Ils sortaient ceux qui ne voulaient pas être avec le Christ. Au dehors, c'était la lettre de la Loi : au dedans, c'était la vérité des mystères ; ils ne voyaient dans la Loi que les feuilles de l'arbre, ils n'en voyaient pas le fruit ; se réfugiant sous l'ombre de la Loi, ils ne voyaient point le soleil de justice (saint Ambroise : épître XXVI 15).

[8] Peut-être, parce qu'ils étaient les plus coupables, peut-être parce qu'ayant plus d'expérience, ils comprirent mieux la profondeur de cette parole, et se mirent plus vite à pleurer leurs fautes (saint Ambroise : épître XXV 6).

[9] Il est demeuré seul parce que c'est son privilège exclusif de remettre les péchés. Et elle peut recevoir le pardon celle qui est demeurée seule avec Jésus (saint Ambroise : épître XXVI 6).

[10] Il y avait là, en face l'une de l'autre, une grande misère et une grande miséricorde (...) Grande devait être la crainte de cette femme si coupable en face de lui qui était sans péché, et qui avait dit : « Que celui qui est sans péché lui jette le premier la pierre ! » Il avait le droit, lui, de l'écraser (saint Augustin : Tractatus in Johannis evangelium, XXXIII 5).

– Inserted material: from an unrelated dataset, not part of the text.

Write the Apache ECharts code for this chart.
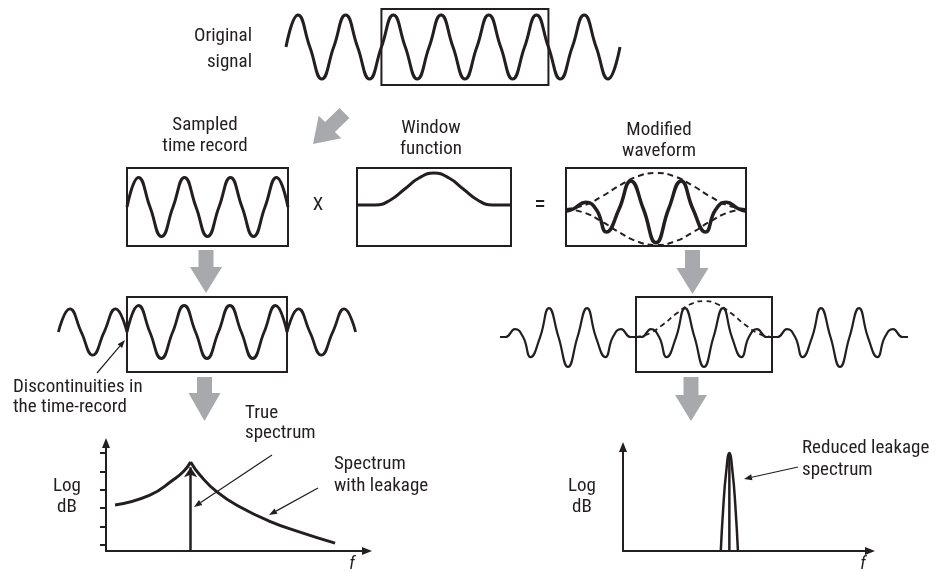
<!DOCTYPE html>
<html><head><meta charset="utf-8">
<script src="https://cdn.jsdelivr.net/npm/echarts@6/dist/echarts.min.js"></script>
<style>html,body{margin:0;padding:0;background:#fff}#chart{width:939px;height:571px}</style>
</head><body><div id="chart"></div>
<script>
// ---------------- data ----------------
// Original signal: quarter-period samples over the 7 periods drawn
const originalSignal = [0,1,0,-1, 0,1,0,-1, 0,1,0,-1, 0,1,0,-1, 0,1,0,-1, 0,1,0,-1, 0,1,0,-1, 0];
const recordWindow = [8, 22];               // time record inside the original signal (quarter periods)
// Sampled time record: 3.5 periods
const sampledRecord = [0,1,0,-1, 0,1,0,-1, 0,1,0,-1, 0,1,0];
// Window function (percent of record, relative height)
const windowX = [0, 12, 21.5, 31, 40.5, 50, 59.5, 69, 78.5, 88, 100];
const windowY = [0, 0, 0.15, 0.5, 0.85, 1, 0.85, 0.5, 0.15, 0, 0];
// Modified waveform (percent of record)
const modifiedX = [0, 4, 11, 17, 22.5, 29.5, 36, 43, 50, 57, 64, 70.5, 77.5, 83, 89, 96, 100];
const modifiedY = [-0.06, 0, 0.19, -0.03, -0.64, 0, 0.78, 0, -0.94, 0, 0.78, 0, -0.64, -0.03, 0.19, 0, -0.06];
const envelopeX = [0, 10, 20, 30, 40, 50, 60, 70, 80, 90, 100];
const envelopeTop = [0, 0.1, 0.35, 0.66, 0.91, 1, 0.91, 0.66, 0.35, 0.1, 0];
const envelopeBottom = [0, -0.1, -0.35, -0.66, -0.91, -1, -0.91, -0.66, -0.35, -0.1, 0];
// Periodic extension of the raw record (quarter periods)
const leftExtensionX = [-6, -5, -4, -3, -2, -1, 0];
const leftExtensionY = [0, 0.87, 0, -0.87, 0, 0.87, 0];
const rightExtensionX = [14, 15, 16, 17, 18, 19, 20];
const rightExtensionY = [0, 0.87, 0, -0.87, 0, 0.87, 0];
// Periodic extension of the windowed record (percent of record)
const burstX = [0, 4, 11, 17, 22.5, 29.5, 36, 43, 50, 57, 64, 70.5, 77.5, 83, 89, 96, 100];
const burstY = [0, 0, 0.22, 0, -0.56, 0, 0.8, 0, -0.83, 0, 0.8, 0, -0.56, 0, 0.22, 0, 0];
const burstOffsets = [-100, 0, 100];
const burstEnvelopeY = [0, 0.1, 0.35, 0.66, 0.91, 1, 0.91, 0.66, 0.35, 0.1, 0];
// Spectrum with leakage (f in % of axis, level in tick steps)
const leakageRiseX = [3.4, 16.5, 25.2, 29.3, 31.8];
const leakageRiseY = [2.5, 3.04, 3.86, 4.35, 4.84];
const leakageFallX = [31.8, 35.3, 41.7, 50.4, 61.3, 72.9, 86.1];
const leakageFallY = [4.84, 4.13, 3.21, 2.39, 1.63, 1.03, 0.43];
const trueToneX = [31.8, 31.8];
const trueToneY = [0, 4.55];
const dbTicks = [0.33, 1.33, 2.33, 3.33, 4.33, 5.33];
// Reduced leakage spectrum
const reducedX = [38.8, 39.8, 40.9, 42.2, 43.5, 44.6, 45.6];
const reducedY = [0, 2.41, 4.24, 5.33, 4.24, 2.41, 0];
const reducedToneX = [42.2, 42.2];
const reducedToneY = [0, 5.33];

// ---------------- helpers ----------------
const INK = '#231f20', GRAY = '#a7a9ac';
const FONT = "'Liberation Sans Narrow','Arial Narrow','Roboto Condensed','DejaVu Sans Condensed','Liberation Sans',sans-serif";
const zip = (xs, ys) => xs.map((x, i) => [x, ys[i]]);
const indexed = ys => ys.map((y, i) => [i, y]);
const burstData = burstOffsets.flatMap((off, k) =>
  zip(burstX, burstY).slice(k === 0 ? 0 : 1).map(p => [p[0] + off, p[1]]));

function grid(left, top, width, height, border) {
  return { left, top, width, height, show: !!border, borderColor: INK, borderWidth: 2,
           backgroundColor: 'transparent', containLabel: false, outerBoundsMode: 'none' };
}
function hiddenAxis(gi, min, max) { return { gridIndex: gi, type: 'value', min, max, show: false }; }
function wave(gi, data, width, extra) {
  return Object.assign({ type: 'line', xAxisIndex: gi, yAxisIndex: gi, data, smooth: 0.5,
    symbol: 'none', silent: true, animation: false,
    lineStyle: { color: INK, width: width } }, extra || {});
}
function boxArea(x0, y0, x1, y1) {
  return { silent: true, itemStyle: { color: 'rgba(0,0,0,0)', borderColor: INK, borderWidth: 2 },
           data: [[{ coord: [x0, y0] }, { coord: [x1, y1] }]] };
}
function arrowAxis(gi, min, max, ticks) {
  return { gridIndex: gi, type: 'value', min, max,
    axisLine: { show: true, symbol: ['none', 'triangle'], symbolSize: [8, 10],
                lineStyle: { color: INK, width: 2 } },
    axisTick: ticks ? { show: true, customValues: ticks, length: 6, inside: false,
                        lineStyle: { color: INK, width: 2 } } : { show: false },
    axisLabel: { show: false }, splitLine: { show: false } };
}
function txt(s, x, y, align, extra) {
  return { type: 'text', x, y, silent: true, z: 10,
    style: Object.assign({ text: s, fill: INK, fontSize: 19, fontFamily: FONT,
      align: align || 'center', verticalAlign: 'middle' }, extra || {}) };
}
function downArrow(cx, yt, yh, yp) {
  return { type: 'polygon', silent: true, shape: { points: [
    [cx - 7.5, yt], [cx + 7.5, yt], [cx + 7.5, yh], [cx + 16, yh], [cx, yp], [cx - 16, yh], [cx - 7.5, yh]] },
    style: { fill: GRAY } };
}
function thinArrow(x1, y1, x2, y2) {
  const dx = x2 - x1, dy = y2 - y1, L = Math.hypot(dx, dy), ux = dx / L, uy = dy / L;
  const hl = 8, hw = 3, bx = x2 - ux * hl, by = y2 - uy * hl;
  return [
    { type: 'line', silent: true, shape: { x1, y1, x2: bx, y2: by }, style: { stroke: INK, lineWidth: 1.2 } },
    { type: 'polygon', silent: true, shape: { points: [[x2, y2], [bx - uy * hw, by + ux * hw], [bx + uy * hw, by - ux * hw]] },
      style: { fill: INK } }
  ];
}

const dashed = { color: INK, width: 2, type: [6, 4] };

const option = {
  backgroundColor: '#ffffff',
  animation: false,
  grid: [
    grid(286, 5, 334, 84, false),     // 0 original signal
    grid(127, 168, 161, 78, true),    // 1 sampled time record
    grid(357, 168, 154, 78, true),    // 2 window function
    grid(566, 168, 180, 78, true),    // 3 modified waveform
    grid(58.4, 290, 297.2, 90, false),// 4 record with discontinuities
    grid(500, 290, 408, 90, false),   // 5 windowed record extended
    grid(106, 443, 261, 108, false),  // 6 spectrum with leakage
    grid(623, 447, 247, 104, false)   // 7 reduced leakage spectrum
  ],
  xAxis: [
    hiddenAxis(0, 0, 28),
    hiddenAxis(1, 0, 14),
    hiddenAxis(2, 0, 100),
    hiddenAxis(3, 0, 100),
    hiddenAxis(4, -6, 20),
    hiddenAxis(5, -100, 200),
    arrowAxis(6, 0, 98.1, null),
    arrowAxis(7, 0, 98.0, null)
  ],
  yAxis: [
    hiddenAxis(0, -1.3125, 1.3125),
    hiddenAxis(1, -1.322, 1.322),
    hiddenAxis(2, -1.281, 1.156),
    hiddenAxis(3, -1.028, 1.139),
    hiddenAxis(4, -1.811, 1.585),
    hiddenAxis(5, -1.194, 1.306),
    arrowAxis(6, 0, 5.87, dbTicks),
    arrowAxis(7, 0, 5.65, null)
  ],
  series: [
    wave(0, indexed(originalSignal), 3, { markArea: boxArea(recordWindow[0], 1.1875, recordWindow[1], -1.1875) }),
    wave(1, indexed(sampledRecord), 3),
    wave(2, zip(windowX, windowY), 3),
    wave(3, zip(envelopeX, envelopeTop), 2, { lineStyle: dashed }),
    wave(3, zip(envelopeX, envelopeBottom), 2, { lineStyle: dashed }),
    wave(3, zip(modifiedX, modifiedY), 3.5),
    wave(4, zip(leftExtensionX, leftExtensionY), 2.8),
    wave(4, indexed(sampledRecord), 2.8, { markArea: boxArea(0, 1.321, 14, -1.509) }),
    wave(4, zip(rightExtensionX, rightExtensionY), 2.8),
    wave(5, burstData, 2.2, { markArea: boxArea(0, 1.111, 100, -0.972) }),
    wave(5, zip(envelopeX, burstEnvelopeY), 1.8, { lineStyle: { color: INK, width: 1.8, type: [5, 4] } }),
    wave(6, zip(leakageRiseX, leakageRiseY), 3),
    wave(6, zip(leakageFallX, leakageFallY), 3),
    { type: 'lines', coordinateSystem: 'cartesian2d', xAxisIndex: 6, yAxisIndex: 6, silent: true,
      symbol: ['none', 'arrow'], symbolSize: 10, clip: false,
      lineStyle: { color: INK, width: 2.5, opacity: 1 },
      data: [{ coords: zip(trueToneX, trueToneY) }] },
    wave(7, zip(reducedX, reducedY), 2.5),
    wave(7, zip(reducedToneX, reducedToneY), 2.5, { smooth: false })
  ],
  graphic: { elements: [
    txt('Original', 252, 36, 'right'), txt('signal', 252, 62, 'right'),
    txt('Sampled', 205, 125), txt('time record', 205, 146),
    txt('Window', 431, 128), txt('function', 431, 149),
    txt('Modified', 659, 130), txt('waveform', 659, 151),
    txt('X', 318, 205), txt('=', 540, 206, 'center', { fontSize: 24 }),
    txt('Discontinuities in', 13, 387, 'left'), txt('the time-record', 13, 407, 'left'),
    txt('True', 245, 413, 'left'), txt('spectrum', 245, 433, 'left'),
    txt('Spectrum', 334, 464, 'left'), txt('with leakage', 334, 486, 'left'),
    txt('Log', 67, 486), txt('dB', 67, 507),
    txt('Log', 582, 486), txt('dB', 582, 507),
    txt('f', 352, 564, 'center', { fontStyle: 'italic', fontSize: 18 }),
    txt('f', 863, 564, 'center', { fontStyle: 'italic', fontSize: 18 }),
    txt('Reduced leakage', 802, 448, 'left'), txt('spectrum', 802, 470, 'left'),
    { type: 'polygon', silent: true, shape: { points: [[313, 144], [341.3, 138.3], [334.9, 131.9], [349.4, 117.9], [339.6, 108.1], [325.1, 122.1], [318.7, 115.7]] }, style: { fill: GRAY } },
    downArrow(206, 250, 267, 293),
    downArrow(692.5, 250, 268, 294),
    downArrow(204.5, 377, 393, 421),
    downArrow(691, 377, 395, 421),
    ...thinArrow(97, 373, 125, 340),
    ...thinArrow(272, 455, 194, 507),
    ...thinArrow(318, 488, 269, 515),
    ...thinArrow(798, 467, 744, 479)
  ] }
};

const chart = echarts.init(document.getElementById('chart'), null, { renderer: 'canvas' });
chart.setOption(option);
</script>
</body></html>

[11] Voyez la bonté de Jésus: quand cette femme était accusée, Jésus baissait la tête ; et quand les accusations cessent, il la relève : il est comme humilié par les accusations, il triomphe dans le salut de tous (saint Ambroise : épître XXVI 17).

[12] Hé quoi, Seigneur allez-vous favoriser le péché ? Non, faites attention à ce qui suit : « Va et désormais ne pêche plus ». Ainsi Jésus porte une condamnation, mais sur le péché et non sur cette pauvre âme (saint Augustin : Tractatus in Johannis evangelium, XXXIII 5).

Il ne la condamne pas car il est le salut ; il la relève, car il est la vie ; il la purifie, car il est la source de la pureté. tout à l'heure il était incliné : il voulait montrer qu'il relève ceux qui sont à terre (...) En lui disant : « Va et ne pèche plus », il amende la coupable sans innocenter la faute. Au contraire le péché est plus complètement condamné quand on amène le coupable à condamner sa faute et à haïr ses actes. Si le coupable est frappé, c'est la personne elle-même, plus que l'acte, qui est atteinte : et quand il y a absolution de la faute, cette délivrance de la personne est la condamnation complète du mal (saint Ambroise : épître XXVI 20).